* start *

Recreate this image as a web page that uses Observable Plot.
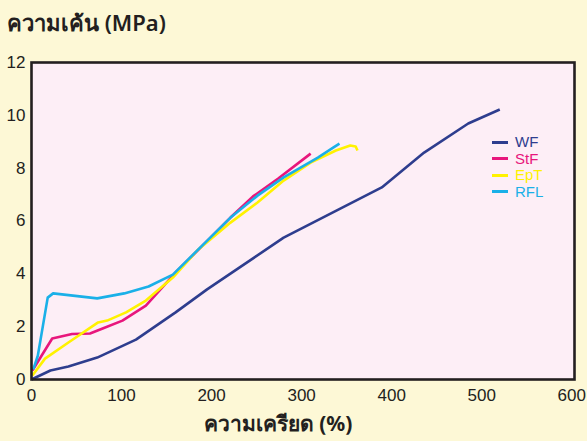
<!DOCTYPE html>
<html>
<head>
<meta charset="utf-8">
<script src="https://cdn.jsdelivr.net/npm/d3@7"></script>
<script src="https://cdn.jsdelivr.net/npm/@observablehq/plot@0.6"></script>
<style>
  html, body { margin: 0; padding: 0; background: #fdf8d6; }
  #wrap { position: relative; width: 587px; height: 441px; background: #fdf8d6; overflow: hidden;
          font-family: "Liberation Sans", Arial, sans-serif; color: #231f20; }
  #title { height: 42px; box-sizing: border-box; padding: 8px 0 0 7px; font-size: 22px; font-weight: 600;
           line-height: 28px; font-family: "Noto Sans", "Liberation Sans", sans-serif; }
  #xlabel { width: 556px; text-align: center; font-size: 21px; font-weight: 700; line-height: 28px;
            font-family: "Noto Sans", "Liberation Sans", sans-serif; padding-top: 4px; }
  #legend { position: absolute; left: 492px; top: 134px; font-size: 15px; }
  #legend .row { display: flex; align-items: center; height: 16.5px; }
  #legend .sw { width: 16px; height: 3px; margin-right: 7px; }
  #legend .tx { display: block; line-height: 16px; height: 16px; }
  svg { display: block; }
</style>
</head>
<body>
<div id="wrap">
  <div id="title">ความเค้น (MPa)</div>
  <div id="chart"></div>
  <div id="xlabel">ความเครียด (%)</div>
  <div id="legend"></div>
</div>
<script>
// Series names and colours
const seriesNames = ["WF", "StF", "EpT", "RFL"];
const seriesColors = ["#2e3d8e", "#e8167c", "#fff200", "#1ab0e8"];

// Strain (%) and stress (MPa)
const wfStrain  = [0, 21, 41, 73, 116, 160, 195, 280, 389, 436, 485, 520];
const wfStress  = [0, 0.34, 0.49, 0.83, 1.51, 2.54, 3.41, 5.37, 7.27, 8.59, 9.69, 10.22];

const stfStrain = [1, 23, 45, 65, 79, 101, 127, 160, 188, 221, 246, 274, 310];
const stfStress = [0.34, 1.55, 1.72, 1.74, 1.93, 2.23, 2.80, 4.05, 5.0, 6.13, 6.93, 7.61, 8.55];

const eptStrain = [1, 15, 41, 74, 84, 105, 127, 157, 184, 221, 251, 280, 310, 338, 354, 360, 362];
const eptStress = [0.15, 0.79, 1.40, 2.16, 2.23, 2.54, 2.99, 3.86, 4.88, 5.94, 6.70, 7.53, 8.21, 8.67, 8.86, 8.82, 8.67];

const rflStrain = [2, 7, 18, 24, 73, 103, 130, 157, 221, 251, 280, 318, 335, 342];
const rflStress = [0.38, 0.9, 3.1, 3.26, 3.07, 3.26, 3.52, 3.97, 6.13, 6.96, 7.65, 8.40, 8.78, 8.93];

// Axis ticks
const xTicks = [0, 100, 200, 300, 400, 500, 600];
const yTicks = [0, 2, 4, 6, 8, 10, 12];

const strains = [wfStrain, stfStrain, eptStrain, rflStrain];
const stresses = [wfStress, stfStress, eptStress, rflStress];
const rows = [];
seriesNames.forEach((name, i) => {
  strains[i].forEach((s, j) => rows.push({series: name, strain: s, stress: stresses[i][j]}));
});

const plot = Plot.plot({
  width: 587,
  height: 363,
  marginTop: 20,
  marginBottom: 26,
  marginLeft: 31,
  marginRight: 13,
  style: { fontSize: "17px", fontFamily: "'Liberation Sans', Arial, sans-serif", color: "#231f20", background: "transparent", overflow: "visible" },
  x: { domain: [0, 603] },
  y: { domain: [0, 12] },
  color: { domain: seriesNames, range: seriesColors },
  marks: [
    Plot.frame({ fill: "#fdeef6", stroke: null }),
    Plot.line(rows, { x: "strain", y: "stress", z: "series", stroke: "series", strokeWidth: 2.6, strokeLinejoin: "round", strokeLinecap: "butt" }),
    Plot.frame({ stroke: "#231f20", strokeWidth: 2.6 }),
    Plot.axisX({ ticks: xTicks, tickSize: 0, tickPadding: 9, label: null }),
    Plot.axisY({ ticks: yTicks, tickSize: 0, tickPadding: 6, label: null })
  ]
});
document.getElementById("chart").appendChild(plot);

const legend = document.getElementById("legend");
seriesNames.forEach((name, i) => {
  const row = document.createElement("div");
  row.className = "row";
  row.innerHTML = `<span class="sw" style="background:${seriesColors[i]}"></span><span class="tx" style="color:${seriesColors[i]}">${name}</span>`;
  legend.appendChild(row);
});
</script>
</body>
</html>
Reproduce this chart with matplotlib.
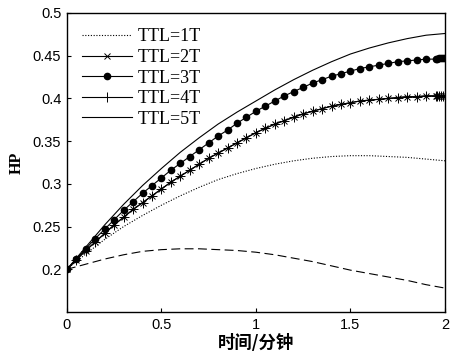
import numpy as np
import matplotlib
matplotlib.use('Agg')
import matplotlib.pyplot as plt

# time grid for the marker curves (denser at the very end, as in the figure)
t_mark = [0.00, 0.05, 0.10, 0.15, 0.20, 0.25, 0.30, 0.35, 0.40, 0.45,
          0.50, 0.55, 0.60, 0.65, 0.70, 0.75, 0.80, 0.85, 0.90, 0.95,
          1.00, 1.05, 1.10, 1.15, 1.20, 1.25, 1.30, 1.35, 1.40, 1.45,
          1.50, 1.55, 1.60, 1.65, 1.70, 1.75, 1.80, 1.85, 1.90, 1.95,
          1.96, 1.97, 1.98, 1.99, 2.00]

ttl3 = [0.200, 0.212, 0.224, 0.236, 0.247, 0.258, 0.269, 0.279, 0.289, 0.298,
        0.307, 0.316, 0.324, 0.332, 0.340, 0.348, 0.356, 0.363, 0.371, 0.378,
        0.385, 0.391, 0.397, 0.403, 0.408, 0.413, 0.418, 0.422, 0.426, 0.429,
        0.432, 0.435, 0.437, 0.439, 0.441, 0.443, 0.444, 0.445, 0.446, 0.446,
        0.446, 0.447, 0.447, 0.447, 0.447]

ttl2 = [0.200, 0.211, 0.222, 0.232, 0.242, 0.252, 0.261, 0.270, 0.278, 0.286,
        0.294, 0.302, 0.309, 0.316, 0.323, 0.330, 0.336, 0.342, 0.348, 0.354,
        0.360, 0.365, 0.370, 0.374, 0.378, 0.382, 0.385, 0.388, 0.391, 0.393,
        0.395, 0.397, 0.398, 0.399, 0.400, 0.401, 0.402, 0.402, 0.403, 0.403,
        0.403, 0.403, 0.403, 0.403, 0.403]

# TTL=4T lies on top of TTL=2T (x and + combine into asterisks)
ttl4 = [0.200, 0.211, 0.222, 0.232, 0.242, 0.252, 0.261, 0.270, 0.278, 0.286,
        0.294, 0.302, 0.309, 0.316, 0.323, 0.330, 0.336, 0.342, 0.348, 0.354,
        0.360, 0.365, 0.370, 0.374, 0.378, 0.382, 0.385, 0.388, 0.391, 0.393,
        0.395, 0.397, 0.398, 0.399, 0.400, 0.401, 0.402, 0.402, 0.403, 0.403,
        0.403, 0.403, 0.403, 0.403, 0.403]

# time grid for the plain curves
t_line = [0.0, 0.1, 0.2, 0.3, 0.4, 0.5, 0.6, 0.7, 0.8, 0.9, 1.0,
          1.1, 1.2, 1.3, 1.4, 1.5, 1.6, 1.7, 1.8, 1.9, 2.0]

ttl5 = [0.200, 0.226, 0.252, 0.276, 0.298, 0.318, 0.337, 0.354, 0.370, 0.384, 0.397,
        0.410, 0.422, 0.433, 0.443, 0.452, 0.459, 0.465, 0.470, 0.474, 0.476]

ttl1 = [0.200, 0.218, 0.235, 0.250, 0.263, 0.275, 0.286, 0.296, 0.305, 0.312, 0.318,
        0.323, 0.327, 0.330, 0.332, 0.333, 0.333, 0.332, 0.331, 0.329, 0.327]

other = [0.200, 0.206, 0.212, 0.217, 0.221, 0.223, 0.224, 0.224, 0.223, 0.222, 0.220,
         0.217, 0.213, 0.209, 0.204, 0.199, 0.195, 0.191, 0.187, 0.182, 0.178]

fig = plt.figure(figsize=(4.52, 3.57), dpi=100)
ax = fig.add_axes([0.148, 0.126, 0.8365, 0.8376])

ax.plot(t_line, ttl1, color='black', lw=0.8, ls=(0, (1, 1.5)), label='TTL=1T')
ax.plot(t_mark, ttl2, color='black', lw=0.8, marker='x', ms=5, mew=0.7, label='TTL=2T')
ax.plot(t_mark, ttl3, color='black', lw=0.8, marker='o', ms=4.5, label='TTL=3T')
ax.plot(t_mark, ttl4, color='black', lw=0.8, marker='+', ms=7, mew=0.7, label='TTL=4T')
ax.plot(t_line, ttl5, color='black', lw=0.8, label='TTL=5T')
ax.plot(t_line, other, color='black', lw=0.8, ls=(0, (8, 4)))

ax.set_xlim(0, 2)
ax.set_ylim(0.15, 0.5)
ax.set_xticks([0, 0.5, 1, 1.5, 2])
ax.set_xticklabels(['0', '0.5', '1', '1.5', '2'])
ax.set_yticks([0.2, 0.25, 0.3, 0.35, 0.4, 0.45, 0.5])
ax.set_yticklabels(['0.2', '0.25', '0.3', '0.35', '0.4', '0.45', '0.5'])
ax.tick_params(direction='in', length=3, width=0.8, labelsize=10.5, pad=4)
for lab in ax.get_xticklabels() + ax.get_yticklabels():
    lab.set_family('Liberation Sans')
for sp in ax.spines.values():
    sp.set_linewidth(1.0)

ax.set_xlabel('时间/分钟', family=['Noto Sans CJK SC', 'DejaVu Sans'],
              fontsize=12.5, fontweight='bold', labelpad=2)
ax.set_ylabel('HP', family='Liberation Serif', fontsize=11.5,
              fontweight='bold', labelpad=6)

leg = ax.legend(loc='upper left', frameon=False, numpoints=1,
                prop={'family': 'Liberation Serif', 'size': 13},
                handlelength=2.75, handletextpad=0.3, labelspacing=0.2,
                borderaxespad=0.5, borderpad=0.35)

fig.savefig('out.png', dpi=100)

* end *

Above are records with pictures. Reproduce exactly only the lines from the line with "Reproduce this chart with matplotlib." through the line with "import matplotlib.pyplot as plt", both ends included, and leave the pictures out.

Reproduce this chart with matplotlib.
import numpy as np
import matplotlib
matplotlib.use('Agg')
import matplotlib.pyplot as plt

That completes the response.